Just as a year ago Surace spoke with no anxiety about having to find three new starters plus reliable backups on the offensive line, the coach is not wringing his hands over this year’s biggest project: replacing two of the best receivers in program history. Tiger Bech is back, with two more mighty mites–Jacob Birmelin and Austin Carbone–right behind and Griffin the most senior in a throng of candidates who can catch the ball in a crowd.

“Andrew is very similar to Connor Kelley [’15] in terms of his size, strength, ability to make contested catches and a willingness to block,” said Surace. “And Connor was a tremendous player here.

“Andrew’s speed numbers are always really high. He is a bigger, stronger guy who I would not characterize in a possession role.”

Put him in coach. Andrew Griffin is ready to play.

“Freshman year you are trying to keep your head above water, learn the playbook and not get noticed in a bad way,” Griffin said.  “That’s when I latched onto the idea that this is hard but there are a lot of kids doing it. I was able to think about football as a way to build relationships.  

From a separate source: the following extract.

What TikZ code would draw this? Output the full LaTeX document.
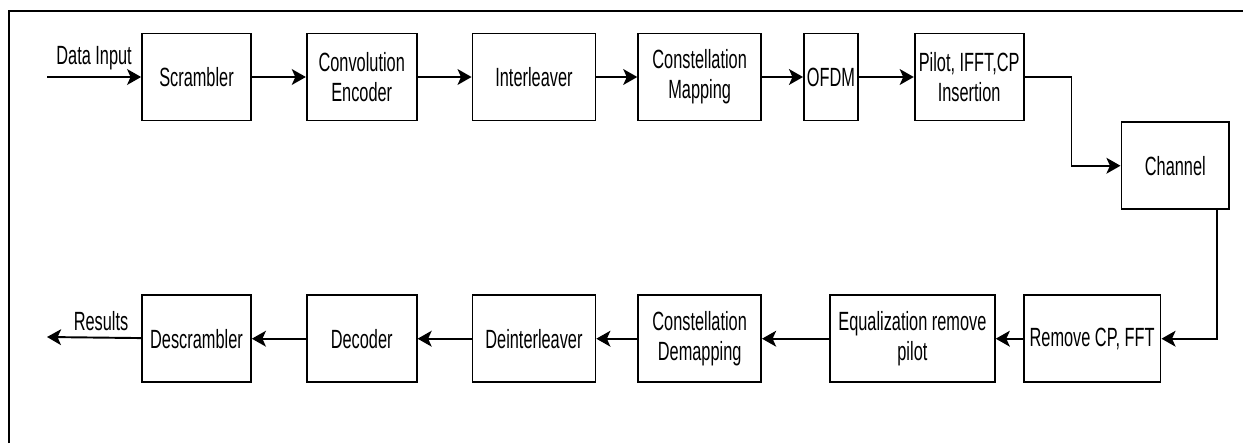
\documentclass[tikz,border=0pt]{standalone}
\usepackage{fontspec}
\usepackage{tikz}
\usetikzlibrary{arrows.meta, positioning}
\newfontfamily\blockfont{Liberation Sans}[FakeStretch=0.62]
\tikzstyle{block} = [rectangle, minimum height=1.74cm, inner sep=1pt, text centered, align=center, draw=black, line width=1pt, font=\blockfont\fontsize{15pt}{17pt}\selectfont]
\tikzstyle{arrow} = [line width=1.1pt, -{Stealth[length=8pt,width=9pt,inset=2pt]}]
\tikzstyle{tag} = [font=\blockfont\fontsize{15pt}{17pt}\selectfont]

\begin{document}
\begin{tikzpicture}[x=0.02cm, y=-0.02cm]
	\useasboundingbox (0,0) rectangle (1243,443);
	\draw[line width=1.1pt] (9,443) -- (9,11) -- (1243,11);
	% transmitter
	\node (scr) [block, minimum width=2.18cm] at (196.5,77) {Scrambler};
	\node (conv) [block, minimum width=2.2cm, right=1.08cm of scr] {Convolution\\Encoder};
	\node (intl) [block, minimum width=2.46cm, right=1.08cm of conv] {Interleaver};
	\node (cmap) [block, minimum width=2.46cm, right=0.82cm of intl] {Constellation\\Mapping};
	\node (ofdm) [block, minimum width=1.08cm, right=0.82cm of cmap] {OFDM};
	\node (pil) [block, minimum width=2.18cm, right=1.1cm of ofdm] {Pilot, IFFT,CP\\Insertion};
	\node (chan) [block, minimum width=2.16cm, below right=0cm and 1.92cm of pil] {Channel};
	% receiver
	\node (desc) [block, minimum width=2.18cm, below=3.46cm of scr] {Descrambler};
	\node (dec) [block, minimum width=2.2cm, right=1.08cm of desc] {Decoder};
	\node (deint) [block, minimum width=2.46cm, right=1.08cm of dec] {Deinterleaver};
	\node (cdem) [block, minimum width=2.46cm, right=0.82cm of deint] {Constellation\\Demapping};
	\node (eq) [block, minimum width=3.3cm, right=1.34cm of cdem] {Equalization remove\\pilot};
	\node (rcp) [block, minimum width=2.74cm, right=0.54cm of eq] {Remove CP, FFT};
	\coordinate (in) at (47,77);
	\coordinate (out) at (47,337);
	\draw [arrow] (in) -- node[tag, anchor=south] {Data Input} (scr);
	\draw [arrow] (scr) -- (conv);
	\draw [arrow] (conv) -- (intl);
	\draw [arrow] (intl) -- (cmap);
	\draw [arrow] (cmap) -- (ofdm);
	\draw [arrow] (ofdm) -- (pil);
	\draw [arrow] (pil.east) -- ++(47,0) |- (chan.west);
	\draw [arrow] ([xshift=-0.26cm]chan.south east) |- (rcp.east);
	\draw [arrow] (rcp) -- (eq);
	\draw [arrow] (eq) -- (cdem);
	\draw [arrow] (cdem) -- (deint);
	\draw [arrow] (deint) -- (dec);
	\draw [arrow] (dec) -- (desc);
	\draw [arrow] (desc) -- node[tag, anchor=south, xshift=0.14cm, yshift=0pt] {Results} (out);
\end{tikzpicture}
\end{document}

“Sophomore year you are looking for any chance to get onto the field on special teams.  Junior year we had two great senior wideouts and another two (Jordan Argue and Alex Parkinson) on deck contributing at a high level so I just accepted my role as special teams guy and somebody who by practicing well could give [defensive backs and linebackers] work.  My time to show what I can do has not been with the ball on Saturdays. It’s Wednesday mornings in February in the weight room.

“Now I’m starting to get back to the mindset I had in (Avon, Indiana) High School.  I want to be the guy making plays. Steve was a great example of paying his dues; he didn’t play until he was a junior.  And I have been developed in the same program. ”

Big and small, fleet and powerful, they keep coming.  Trey Peacock (’11) was a Bushnell Cup runner up on Surace’s first Princeton team that went 1-9.  This has been Receiver U, even if it might be known for a few other things.

“It’s going to be a pretty different style,” said Griffin. “We don’t have trees on the outside who can go up and catch balls over guys’ heads on every play but a lot of quick guys and guys who run good routes.

“Coach (Dennis) Goldman (who retired after the 2017 season) used to talk about the Matt Costello’s (’15); 200-to-210 pounders who caught balls over the middle.  We have a wave of those like Princeton did winning a championship in 2013.”

Horsted and Carlson could jump and come down with the ball but the 2018 team went 10-0 because its stars were grounded. Griffin is determined not to drop that ball either.

“Trying to fill the leadership role of Stephen and Jesper has been the thing I’m more nervous about than performing on the field,” Griffin said.

“Guys merit respect just from the fact that they have played, which I really haven’t.  I’ve contributed on special teams but haven’t caught third-down passes so I’m trying to find my way to earn people’s respect. In my meeting with Coach Surace going into the winter and spring he said he wanted me to be a leader, but to lead however I best do it. 

“It doesn’t have to be vocal.  Winning sprints on Wednesday afternoons show young player more than me yelling at them to win those sprints. I’m not comfortable with calling them out.”

The President of Cannon Club with the 3.9 grade point average also had the highest combined score of all the receivers in weight room tests, 1165 pounds combined in the bench, squat and hang clean.  Sweaty business that weight room, but Andrew Griffin cleans up nice.

“Mature, thoughtful, and studious,” said Surace. “Always working on something interesting. Andrew does everything right.

“Even in a world where they all are studious, he is special.”